→ **Task details**
Output the records. Match them exactly.

— start Recorded information —

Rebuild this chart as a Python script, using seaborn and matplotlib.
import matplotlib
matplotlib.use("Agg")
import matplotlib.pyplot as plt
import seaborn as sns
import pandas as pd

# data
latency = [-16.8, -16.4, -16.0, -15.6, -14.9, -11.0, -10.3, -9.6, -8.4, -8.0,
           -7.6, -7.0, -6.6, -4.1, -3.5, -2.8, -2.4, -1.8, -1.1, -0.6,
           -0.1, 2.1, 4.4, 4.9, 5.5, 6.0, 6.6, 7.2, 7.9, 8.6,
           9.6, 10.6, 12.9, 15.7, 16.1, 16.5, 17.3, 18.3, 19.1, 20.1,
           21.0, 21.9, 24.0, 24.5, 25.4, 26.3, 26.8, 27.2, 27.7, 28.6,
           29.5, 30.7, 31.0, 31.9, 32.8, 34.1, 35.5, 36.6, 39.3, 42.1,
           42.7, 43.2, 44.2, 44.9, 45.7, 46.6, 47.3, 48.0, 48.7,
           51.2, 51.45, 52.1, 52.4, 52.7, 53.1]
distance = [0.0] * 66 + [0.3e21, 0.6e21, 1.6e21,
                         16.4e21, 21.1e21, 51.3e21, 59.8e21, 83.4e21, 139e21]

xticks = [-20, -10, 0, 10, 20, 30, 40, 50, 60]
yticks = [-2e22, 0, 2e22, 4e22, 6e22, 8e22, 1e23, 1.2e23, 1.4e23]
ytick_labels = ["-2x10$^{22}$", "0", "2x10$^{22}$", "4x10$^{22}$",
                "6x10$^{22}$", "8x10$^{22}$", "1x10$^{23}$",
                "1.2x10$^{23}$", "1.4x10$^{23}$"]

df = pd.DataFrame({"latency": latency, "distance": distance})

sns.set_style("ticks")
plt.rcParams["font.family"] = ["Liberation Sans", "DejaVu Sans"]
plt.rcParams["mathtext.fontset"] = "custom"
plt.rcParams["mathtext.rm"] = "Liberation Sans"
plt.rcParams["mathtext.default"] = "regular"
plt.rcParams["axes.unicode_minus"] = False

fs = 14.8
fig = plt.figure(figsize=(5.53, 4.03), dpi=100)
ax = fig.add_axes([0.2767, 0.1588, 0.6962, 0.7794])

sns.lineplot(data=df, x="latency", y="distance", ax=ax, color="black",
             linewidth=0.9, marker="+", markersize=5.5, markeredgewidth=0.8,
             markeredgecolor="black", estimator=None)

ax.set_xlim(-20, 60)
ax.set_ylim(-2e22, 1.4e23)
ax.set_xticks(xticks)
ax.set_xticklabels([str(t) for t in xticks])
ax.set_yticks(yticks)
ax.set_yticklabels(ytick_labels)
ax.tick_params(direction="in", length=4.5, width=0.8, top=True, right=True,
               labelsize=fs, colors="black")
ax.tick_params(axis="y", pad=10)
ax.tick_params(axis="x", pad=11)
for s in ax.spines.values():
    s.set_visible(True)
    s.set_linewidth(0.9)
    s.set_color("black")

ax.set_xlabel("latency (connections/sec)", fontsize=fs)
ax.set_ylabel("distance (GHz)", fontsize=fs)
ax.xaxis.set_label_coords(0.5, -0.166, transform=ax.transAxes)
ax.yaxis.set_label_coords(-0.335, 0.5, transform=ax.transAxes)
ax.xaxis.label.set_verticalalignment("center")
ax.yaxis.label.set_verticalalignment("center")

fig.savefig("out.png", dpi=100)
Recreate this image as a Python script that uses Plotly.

— end Recorded information —

→ **Written solution**
Rebuild this chart as a Python script, using seaborn and matplotlib.
import matplotlib
matplotlib.use("Agg")
import matplotlib.pyplot as plt
import seaborn as sns
import pandas as pd

# data
latency = [-16.8, -16.4, -16.0, -15.6, -14.9, -11.0, -10.3, -9.6, -8.4, -8.0,
           -7.6, -7.0, -6.6, -4.1, -3.5, -2.8, -2.4, -1.8, -1.1, -0.6,
           -0.1, 2.1, 4.4, 4.9, 5.5, 6.0, 6.6, 7.2, 7.9, 8.6,
           9.6, 10.6, 12.9, 15.7, 16.1, 16.5, 17.3, 18.3, 19.1, 20.1,
           21.0, 21.9, 24.0, 24.5, 25.4, 26.3, 26.8, 27.2, 27.7, 28.6,
           29.5, 30.7, 31.0, 31.9, 32.8, 34.1, 35.5, 36.6, 39.3, 42.1,
           42.7, 43.2, 44.2, 44.9, 45.7, 46.6, 47.3, 48.0, 48.7,
           51.2, 51.45, 52.1, 52.4, 52.7, 53.1]
distance = [0.0] * 66 + [0.3e21, 0.6e21, 1.6e21,
                         16.4e21, 21.1e21, 51.3e21, 59.8e21, 83.4e21, 139e21]

xticks = [-20, -10, 0, 10, 20, 30, 40, 50, 60]
yticks = [-2e22, 0, 2e22, 4e22, 6e22, 8e22, 1e23, 1.2e23, 1.4e23]
ytick_labels = ["-2x10$^{22}$", "0", "2x10$^{22}$", "4x10$^{22}$",
                "6x10$^{22}$", "8x10$^{22}$", "1x10$^{23}$",
                "1.2x10$^{23}$", "1.4x10$^{23}$"]

df = pd.DataFrame({"latency": latency, "distance": distance})

sns.set_style("ticks")
plt.rcParams["font.family"] = ["Liberation Sans", "DejaVu Sans"]
plt.rcParams["mathtext.fontset"] = "custom"
plt.rcParams["mathtext.rm"] = "Liberation Sans"
plt.rcParams["mathtext.default"] = "regular"
plt.rcParams["axes.unicode_minus"] = False

fs = 14.8
fig = plt.figure(figsize=(5.53, 4.03), dpi=100)
ax = fig.add_axes([0.2767, 0.1588, 0.6962, 0.7794])

sns.lineplot(data=df, x="latency", y="distance", ax=ax, color="black",
             linewidth=0.9, marker="+", markersize=5.5, markeredgewidth=0.8,
             markeredgecolor="black", estimator=None)

ax.set_xlim(-20, 60)
ax.set_ylim(-2e22, 1.4e23)
ax.set_xticks(xticks)
ax.set_xticklabels([str(t) for t in xticks])
ax.set_yticks(yticks)
ax.set_yticklabels(ytick_labels)
ax.tick_params(direction="in", length=4.5, width=0.8, top=True, right=True,
               labelsize=fs, colors="black")
ax.tick_params(axis="y", pad=10)
ax.tick_params(axis="x", pad=11)
for s in ax.spines.values():
    s.set_visible(True)
    s.set_linewidth(0.9)
    s.set_color("black")

ax.set_xlabel("latency (connections/sec)", fontsize=fs)
ax.set_ylabel("distance (GHz)", fontsize=fs)
ax.xaxis.set_label_coords(0.5, -0.166, transform=ax.transAxes)
ax.yaxis.set_label_coords(-0.335, 0.5, transform=ax.transAxes)
ax.xaxis.label.set_verticalalignment("center")
ax.yaxis.label.set_verticalalignment("center")

fig.savefig("out.png", dpi=100)
Recreate this image as a Python script that uses Plotly.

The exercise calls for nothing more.